Trouver l’équilibre politique
Réalité ultime : une guerre, quelle qu’en soit l’issue, débouche sur un nouvel équilibre politique. C’est lui l’objectif ultime auquel doivent penser les deux ennemis afin qu’il soit le plus favorable ou le moins défavorable possible selon qu’on est le vainqueur ou le vaincu. Accumuler les succès militaires ne sert à rien s’ils ne mènent pas à une paix victorieuse. Israël le découvre aujourd’hui et semble engagé dans une course en avant dont on ne voit pas l’issue. La conséquence en est un conflit sans fin dont les civils sont les premières victimes.

En Ukraine, répéter qu’on doit revenir aux frontières de 1991 est juridiquement et moralement satisfaisant mais impossible. Il s’agit donc de définir une position plus réaliste : ne pourrait-elle pas être le maintien d’une Ukraine viable et indépendante, ce qui ferait des garanties de sécurité du pays le cœur de la négociation et non les conditions territoriales, qui ont toute chance d’être définies par la ligne de front ?

Enfin, faut-il répéter une fois de plus qu’on ne fait jamais confiance à l’ennemi même après un règlement de paix ? C’est la dissuasion et elle seule qui assure qu’il ne reprendra pas les hostilités.
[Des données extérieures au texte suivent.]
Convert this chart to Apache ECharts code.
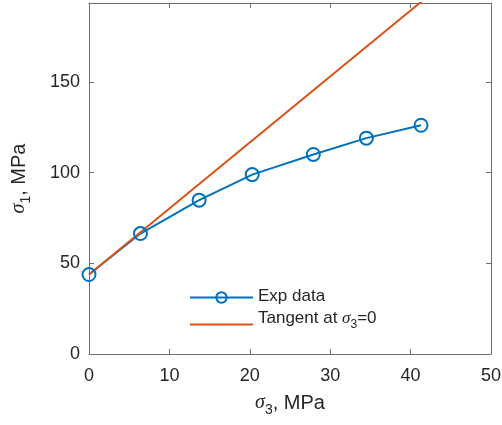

Je sais que je vais susciter le haut-le-cœur de beaucoup de lecteurs ; qu’on va hurler « Munich ». Ce que j’écris ne suscite en moi aucune satisfaction mais je crois que l’histoire pluricentenaire de notre continent nous apprend que c’est la réalité ; cette réalité qui a toujours été mon seul guide, quelle qu’en soit la cruauté.